The bank’s chief global strategist predicted that US equities will see an 8% long-term gain, given that prices have fallen so much. Kelly, speaking on Bloomberg Television Wednesday, also said bonds are attractive now, recommending a strong allocation to fixed income.

The bond market has sold off broadly this year, with investment-grade corporate bonds down roughly 20% this year and the logging a similarly sized drop.

“This is a time to be overweight equities for a long-term investor. I think bonds are back,” Kelly said Wednesday on Bloomberg Surveillance. 

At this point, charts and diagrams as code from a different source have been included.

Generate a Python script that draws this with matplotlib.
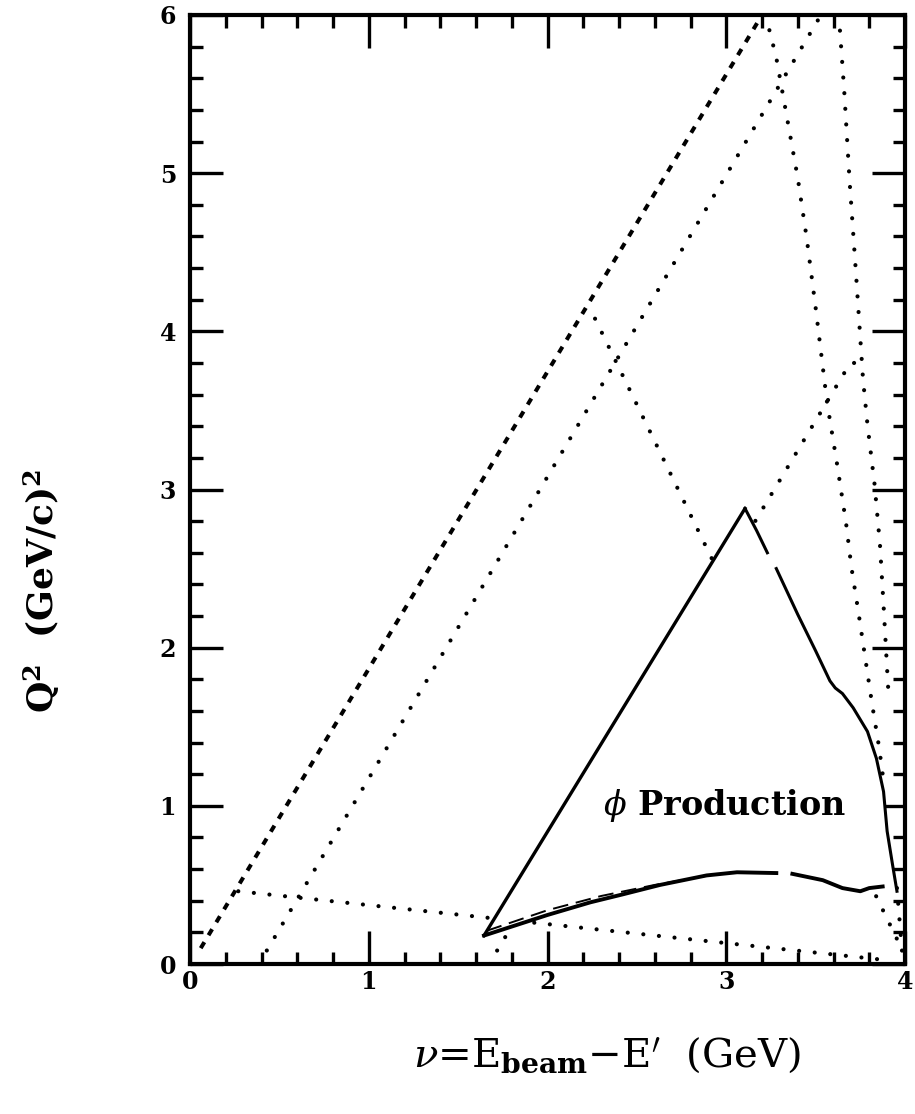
import numpy as np
import matplotlib.pyplot as plt
from matplotlib.ticker import MultipleLocator

plt.rcParams["font.family"] = ["DejaVu Serif"]
plt.rcParams["mathtext.fontset"] = "dejavuserif"

# kinematic limits in the (nu, Q^2) plane, nu in GeV, Q^2 in (GeV/c)^2
dash_nu = [0.06, 3.20]
dash_q2 = [0.10, 6.00]

lineA_nu = [0.385, 3.53]
lineA_q2 = [0.00, 6.00]

lineB_nu = [2.266, 3.98]
lineB_q2 = [4.08, 0.10]

lineE_nu = [1.673, 3.694, 3.78]
lineE_q2 = [0.00, 3.80, 3.80]

low_nu = [0.27, 3.85]
low_q2 = [0.46, 0.03]

lineC_nu = [3.22, 3.28, 3.34, 3.40, 3.45, 3.50, 3.564, 3.62, 3.67, 3.70,
            3.74, 3.79, 3.815, 3.855, 3.875]
lineC_q2 = [6.00, 5.73, 5.35, 4.97, 4.59, 4.15, 3.55, 3.16, 2.79, 2.51,
            2.22, 1.84, 1.65, 1.37, 1.20]

lineD_nu = [3.63, 3.66, 3.69, 3.725, 3.765, 3.79, 3.83, 3.86, 3.88, 3.91]
lineD_q2 = [6.00, 5.52, 4.95, 4.38, 3.70, 3.41, 3.03, 2.65, 2.27, 1.66]

stub_nu = [3.955, 3.985]
stub_q2 = [0.48, 0.06]

# phi production region (nan = break in the drawn curve)
left_nu = [1.645, 3.105]
left_q2 = [0.18, 2.88]

right_nu = [3.105, 3.17, 3.23, np.nan, 3.28, 3.40, 3.50, 3.58, 3.61, 3.65,
            3.71, 3.79, 3.84, 3.88, 3.90, 3.93, 3.955]
right_q2 = [2.88, 2.74, 2.60, np.nan, 2.50, 2.21, 1.98, 1.79, 1.745, 1.71,
            1.62, 1.47, 1.30, 1.09, 0.84, 0.63, 0.46]

bottom_nu = [1.645, 2.00, 2.24, 2.42, 2.63, 2.89, 3.06, 3.28, np.nan,
             3.37, 3.54, 3.65, 3.75, 3.80, 3.875]
bottom_q2 = [0.18, 0.31, 0.39, 0.44, 0.50, 0.56, 0.58, 0.575, np.nan,
             0.57, 0.53, 0.48, 0.46, 0.48, 0.49]

alt_nu = [1.66, 2.00, 2.30, 2.60, 2.95]
alt_q2 = [0.21, 0.34, 0.43, 0.50, 0.57]

fig = plt.figure(figsize=(9.15, 11.14), dpi=100)
ax = fig.add_axes([190 / 915, 1 - 964 / 1114, 715 / 915, 949 / 1114])

dot_kw = dict(color="black", lw=3.0, linestyle=(0, (0.01, 3.75)),
              dash_capstyle="round", zorder=2)
ax.plot(dash_nu, dash_q2, color="black", lw=2.9,
        linestyle=(0, (1.75, 2.0)), dash_capstyle="butt", zorder=2)
for xs, ys in [(lineA_nu, lineA_q2), (lineB_nu, lineB_q2),
               (lineE_nu, lineE_q2), (low_nu, low_q2),
               (lineC_nu, lineC_q2), (lineD_nu, lineD_q2),
               (stub_nu, stub_q2)]:
    ax.plot(xs, ys, **dot_kw)

# blank out the region interior, then draw its boundary
rn = [v for v in right_nu if v == v]
rq = [v for v in right_q2 if v == v]
bn = [v for v in bottom_nu if v == v][::-1]
bq = [v for v in bottom_q2 if v == v][::-1]
ax.fill(left_nu + rn[1:] + bn[1:], left_q2 + rq[1:] + bq[1:],
        color="white", lw=0, zorder=3)

ax.plot(left_nu, left_q2, color="black", lw=2.4, zorder=4)
ax.plot(right_nu, right_q2, color="black", lw=2.2, zorder=4)
ax.plot(bottom_nu, bottom_q2, color="black", lw=2.8, zorder=4)
ax.plot(alt_nu, alt_q2, color="black", lw=1.4, linestyle=(0, (8, 4)),
        zorder=4)

ax.text(2.99, 0.94, r"$\phi$ Production", fontsize=24, fontweight="bold",
        ha="center", va="baseline", zorder=5)

ax.set_xlim(0, 4)
ax.set_ylim(0, 6)
ax.xaxis.set_major_locator(MultipleLocator(1))
ax.xaxis.set_minor_locator(MultipleLocator(0.2))
ax.yaxis.set_major_locator(MultipleLocator(1))
ax.yaxis.set_minor_locator(MultipleLocator(0.2))
ax.tick_params(which="both", direction="in", top=True, right=True,
               width=2.4, color="black")
ax.tick_params(which="major", length=24)
ax.tick_params(which="minor", length=9)
ax.tick_params(axis="x", pad=4)
ax.tick_params(axis="y", pad=10)
for lab in ax.get_xticklabels() + ax.get_yticklabels():
    lab.set_fontsize(17)
    lab.set_fontweight("bold")
for sp in ax.spines.values():
    sp.set_linewidth(3.0)

fig.text(607 / 915, 1 - 1067 / 1114,
         r"$\nu$=E$_{\mathbf{beam}}$$-$E$^{\prime}$  (GeV)",
         fontsize=29, ha="center", va="baseline")
fig.text(42 / 915, 1 - 591 / 1114,
         r"Q$^{\mathbf{2}}$  (GeV/c)$^{\mathbf{2}}$",
         fontsize=26, fontweight="bold", rotation=90,
         ha="center", va="center")

fig.savefig("out.png", dpi=100)
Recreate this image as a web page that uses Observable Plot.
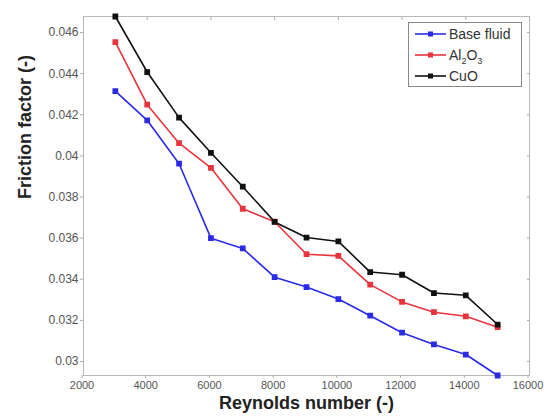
<!DOCTYPE html>
<html>
<head>
<meta charset="utf-8">
<script src="https://cdn.jsdelivr.net/npm/d3@7"></script>
<script src="https://cdn.jsdelivr.net/npm/@observablehq/plot@0.6"></script>
<style>
  html, body { margin: 0; padding: 0; background: #fff; }
  #wrap { position: relative; width: 544px; height: 416px; font-family: "Liberation Sans", Arial, sans-serif; }
  #legend { position: absolute; left: 408px; top: 22px; width: 114px; height: 65px; border: 1px solid #8a8a8a; background: #fff; box-sizing: border-box; }
  .item { position: absolute; left: 5px; height: 20px; display: flex; align-items: center; font-size: 14px; color: #333; }
  .item svg { margin-right: 2px; }
  sub { font-size: 9px; vertical-align: -4px; line-height: 0; }
</style>
</head>
<body>
<div id="wrap"></div>
<script>
const reynolds = [3000, 4000, 5000, 6000, 7000, 8000, 9000, 10000, 11000, 12000, 13000, 14000, 15000];
const baseFluid = [0.04315, 0.04173, 0.03962, 0.0360, 0.0355, 0.0341, 0.03362, 0.03304, 0.03223, 0.0314, 0.03083, 0.03034, 0.02932];
const al2o3 = [0.04553, 0.04249, 0.04062, 0.03942, 0.03743, 0.0368, 0.03522, 0.03514, 0.03374, 0.0329, 0.0324, 0.0322, 0.03167];
const cuo = [0.04678, 0.04408, 0.04186, 0.04015, 0.0385, 0.03679, 0.03603, 0.03584, 0.03435, 0.03422, 0.03333, 0.03322, 0.0318];
const seriesNames = ["Base fluid", "Al2O3", "CuO"];
const seriesColors = ["#2b2be6", "#e8343c", "#111111"];
const xTicks = [2000, 4000, 6000, 8000, 10000, 12000, 14000, 16000];
const yTicks = [0.03, 0.032, 0.034, 0.036, 0.038, 0.04, 0.042, 0.044, 0.046];

const seriesValues = [baseFluid, al2o3, cuo];
const data = seriesValues.flatMap((vals, i) =>
  vals.map((v, j) => ({ re: reynolds[j], f: v, series: seriesNames[i] })));

const chart = Plot.plot({
  width: 544,
  height: 416,
  marginLeft: 83,
  marginRight: 15,
  marginTop: 16,
  marginBottom: 41,
  style: { fontFamily: "Liberation Sans, Arial, sans-serif", fontSize: "12px", color: "#555", background: "#fff" },
  x: { domain: [2000, 16000], label: null },
  y: { domain: [0.02932, 0.04678], label: null },
  color: { domain: seriesNames, range: seriesColors },
  marks: [
    Plot.frame({ stroke: "#b8b8b8" }),
    Plot.axisX({ ticks: xTicks, tickFormat: d3.format("d"), tickSize: 3, tickPadding: 3, fontSize: 11, dx: -1.5, stroke: "#aaa", fill: "#555", label: null }),
    Plot.axisY({ ticks: yTicks, tickFormat: d => String(+d.toFixed(3)), tickSize: 3, tickPadding: 2, stroke: "#aaa", fill: "#555", label: null }),
    Plot.axisX({ anchor: "top", ticks: xTicks, tickSize: -3, tickFormat: () => "", stroke: "#aaa", label: null }),
    Plot.axisY({ anchor: "right", ticks: yTicks, tickSize: -3, tickFormat: () => "", stroke: "#aaa", label: null }),
    Plot.line(data, { x: "re", y: "f", z: "series", stroke: "series", strokeWidth: 1.6 }),
    Plot.dot(data, { x: "re", y: "f", fill: "series", stroke: "series", r: 2.4, symbol: "square" }),
    Plot.text(["Reynolds number (-)"], { frameAnchor: "bottom", dy: 33, text: d => d, fontWeight: "bold", fontSize: 18, fill: "#222" }),
    Plot.text(["Friction factor (-)"], { frameAnchor: "left", dx: -58, dy: 3, rotate: -90, text: d => d, fontWeight: "bold", fontSize: 18, fill: "#222" })
  ]
});

const wrap = document.getElementById("wrap");
wrap.appendChild(chart);

const legend = document.createElement("div");
legend.id = "legend";
const labelsHtml = ["Base fluid", "Al<sub>2</sub>O<sub>3</sub>", "CuO"];
seriesNames.forEach((name, i) => {
  const item = document.createElement("div");
  item.className = "item";
  item.style.top = (1 + i * 21) + "px";
  const c = seriesColors[i];
  item.innerHTML = `<svg width="33" height="10"><line x1="1" x2="32" y1="5" y2="5" stroke="${c}" stroke-width="1.6"/><rect x="14" y="2.5" width="5" height="5" fill="${c}"/></svg><span>${labelsHtml[i]}</span>`;
  legend.appendChild(item);
});
wrap.appendChild(legend);
</script>
</body>
</html>
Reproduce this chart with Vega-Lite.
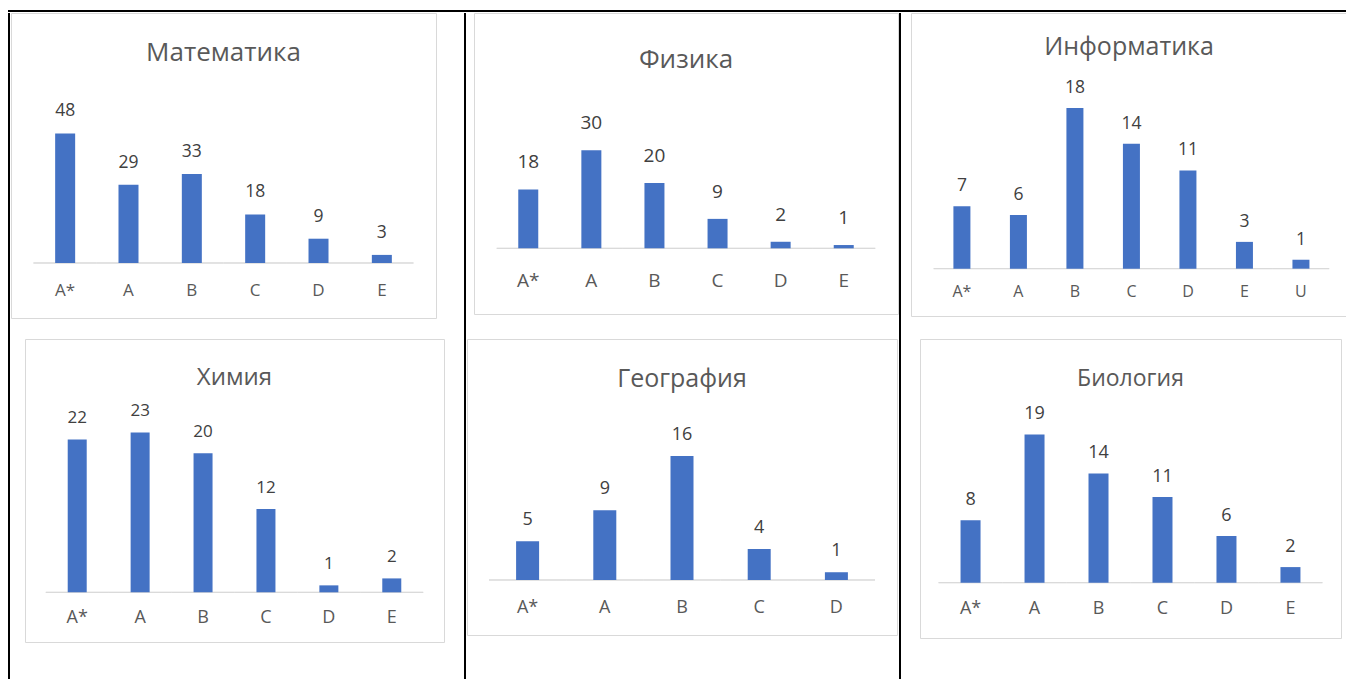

Another reason for investors to stay cautiously optimistic could come Thursday with the release of the most recent inflation data. Kelly said that the consumer price index has already peaked and inflation should fall gradually through the beginning of 2023, though that may not be enough for consumers based on the political divide in the US.

Americans tend to judge the economy by their political leanings, and may miss when the course reverses, Kelly said. “Republicans always feel worse about the economy when there’s a Democrat in the White House and vice versa.”

With midterm elections still being decided across the country, the hope among some investors is that Republican control of one or both chambers of Congress would likely lessen Democrats’ ability to enact fiscal measures to prop up the economy if it slows.

Contending with midterms is the trajectory of inflation, and history suggests stocks climb once elevated inflation peaks as the S&P 500 benchmark has delivered double-digit returns one year later. 

“The one thing that’s coming out of this election is there will be no fiscal stimulus before 2025, so at some stage, this economy weakens or falls into recession,” said Kelly. “The only game in town will be the Federal Reserve cutting interest rates to stimulate the economy. Gridlock means a more dovish Fed down the road.”